- _Problem description_
Repeat exactly the lines running from the first line of the data to the line containing "plt.rcParams['font.family'] = ['Noto", both ends included, and nothing else; drop the pictures.

- _Recorded information_

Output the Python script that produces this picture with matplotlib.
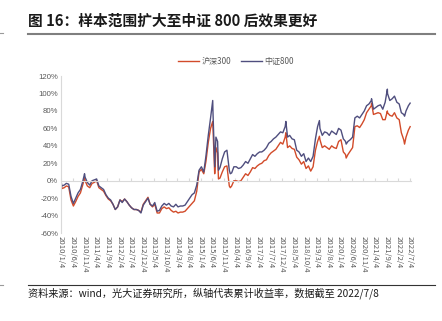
import matplotlib
matplotlib.use("Agg")
import matplotlib.pyplot as plt
import pandas as pd

plt.rcParams['font.family'] = ['Noto Sans CJK SC', 'DejaVu Sans']

# monthly values (mid-month), cumulative return in %
zz800_monthly = [
    -6, -5, -3, -4, -18, -26, -20, -14, -10, -1, 4, -2,          # 2010
    -5, 0, 1, 2, -6, -8, -10, -16, -20, -22, -27, -33,           # 2011
    -30, -22, -25, -21, -24, -28, -31, -33, -33, -34, -37, -28,  # 2012
    -24, -20, -27, -29, -25, -35, -34, -29, -26, -28, -26, -29,  # 2013
    -30, -27, -30, -29, -29, -28, -24, -20, -16, -14, -5, 12,    # 2014
    16, 10, 28, 52, 72, 80, 30, 45, 15, 25, 33, 35,              # 2015
    12, 9, 16, 16, 14, 15, 18, 22, 20, 25, 30, 28,               # 2016
    31, 33, 33, 35, 38, 43, 45, 48, 50, 53, 56, 55,              # 2017
    62, 50, 52, 48, 47, 35, 33, 28, 31, 22, 26, 22,              # 2018
    28, 48, 62, 60, 52, 56, 55, 52, 57, 55, 53, 60,              # 2019
    58, 48, 45, 45, 47, 50, 72, 74, 72, 76, 80, 86,              # 2020
    88, 92, 82, 84, 86, 87, 82, 90, 100, 92, 94, 97,             # 2021
    90, 88, 78, 76, 80, 86,                                      # 2022
]
hs300_monthly = [
    -9, -8, -6, -7, -22, -29, -24, -18, -14, -5, 0, -6,
    -8, -3, -2, 0, -8, -10, -12, -17, -21, -23, -27, -33,
    -30, -22, -24, -21, -24, -28, -31, -33, -33, -34, -36, -27,
    -23, -19, -27, -30, -27, -37, -37, -32, -30, -32, -31, -34,
    -36, -35, -37, -36, -36, -35, -32, -29, -26, -23, -12, 10,
    13, 8, 22, 44, 60, 62, 18, 32, 3, 10, 16, 17,
    -6, -6, 0, 0, -1, 0, 4, 8, 6, 10, 15, 14,
    17, 19, 20, 23, 24, 29, 32, 34, 36, 40, 44, 42,
    50, 38, 40, 37, 36, 27, 24, 19, 22, 14, 17, 11,
    16, 35, 45, 47, 38, 40, 38, 36, 40, 38, 37, 45,
    47, 33, 30, 30, 34, 38, 62, 63, 61, 65, 70, 78,
    82, 86, 76, 77, 78, 77, 70, 70, 78, 75, 74, 78,
    72, 70, 55, 47, 50, 58,
]

# start / end and turning points
extra_dates = ["2010-01-04", "2010-11-08", "2015-06-12", "2015-07-08", "2015-07-24",
               "2015-08-26", "2016-01-28", "2018-01-24", "2019-04-08", "2020-03-23",
               "2021-02-18", "2021-09-13", "2022-04-26", "2022-07-08"]
extra_zz800 = [0, 8, 92, 16, 50, 12, 8, 68, 69, 42, 94, 105, 74, 89]
extra_hs300 = [0, 3, 68, 8, 38, 2, -8, 55, 51, 26, 89, 80, 42, 62]

month_dates = pd.date_range("2010-01-01", periods=len(zz800_monthly), freq="MS") + pd.Timedelta(days=14)
dates = list(month_dates) + list(pd.to_datetime(extra_dates))
df = pd.DataFrame({"date": dates,
                   "hs300": hs300_monthly + extra_hs300,
                   "zz800": zz800_monthly + extra_zz800}).sort_values("date")

tick_dates = pd.date_range("2010-01-01", "2022-07-01", freq="5MS") + pd.Timedelta(days=3)
tick_labels = [f"{d.year}/{d.month}/{d.day}" for d in tick_dates]

RED = "#D24B2A"
BLUE = "#4F4E7E"

fig = plt.figure(figsize=(4.42, 3.21), dpi=100)

fig.text(0.063, 0.937, "图 16：样本范围扩大至中证 800 后效果更好", fontsize=10.6,
         fontweight="bold", color="#1a1a1a", va="center", ha="left")
fig.add_artist(plt.Line2D([0.063, 0.984], [0.895, 0.895], color="#7f7f7f", lw=1.5))
fig.add_artist(plt.Line2D([0.063, 0.984], [0.112, 0.112], color="#333333", lw=0.8))
# small page marks at the left edge
fig.add_artist(plt.Line2D([0.0, 0.006], [0.897, 0.897], color="#9a9a9a", lw=0.8))
fig.add_artist(plt.Line2D([0.0, 0.006], [0.112, 0.112], color="#9a9a9a", lw=0.8))
fig.text(0.063, 0.086, "资料来源：wind，光大证券研究所，纵轴代表累计收益率，数据截至 2022/7/8",
         fontsize=7.3, color="#1a1a1a", va="center", ha="left")

ax = fig.add_axes([0.138, 0.274, 0.792, 0.489])
ax.plot(df["date"], df["hs300"], color=RED, lw=1.0, label="沪深300")
ax.plot(df["date"], df["zz800"], color=BLUE, lw=1.0, label="中证800")

ax.set_ylim(-60, 120)
ax.set_yticks(range(-60, 121, 20))
ax.set_yticklabels([f"{v}%" for v in range(-60, 121, 20)],
                   fontfamily=["Liberation Sans", "DejaVu Sans"])
ax.set_xlim(pd.Timestamp("2010-01-04"), pd.Timestamp("2022-07-20"))
ax.set_xticks(tick_dates)
ax.set_xticklabels(tick_labels, fontfamily=["Liberation Sans", "DejaVu Sans"])

for s in ["top", "right"]:
    ax.spines[s].set_visible(False)
ax.spines["left"].set_color("#d9d9d9")
ax.spines["bottom"].set_color("#d9d9d9")
ax.spines["bottom"].set_position(("data", 0))
ax.tick_params(axis="y", length=0, labelsize=5.6, labelcolor="#595959", pad=2)
ax.tick_params(axis="x", length=2.5, direction="in", color="#d9d9d9",
               labelsize=5.6, labelcolor="#595959", pad=40, labelrotation=-90)

leg = ax.legend(loc="lower center", bbox_to_anchor=(0.5, 1.04), ncol=2, frameon=False,
                fontsize=5.8, handlelength=2.6, handletextpad=0.3, columnspacing=1.2,
                labelcolor="#595959", borderpad=0)

fig.savefig("out.png", dpi=100)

- _Exercise solution_
Output the Python script that produces this picture with matplotlib.
import matplotlib
matplotlib.use("Agg")
import matplotlib.pyplot as plt
import pandas as pd

plt.rcParams['font.family'] = ['Noto Sans CJK SC', 'DejaVu Sans']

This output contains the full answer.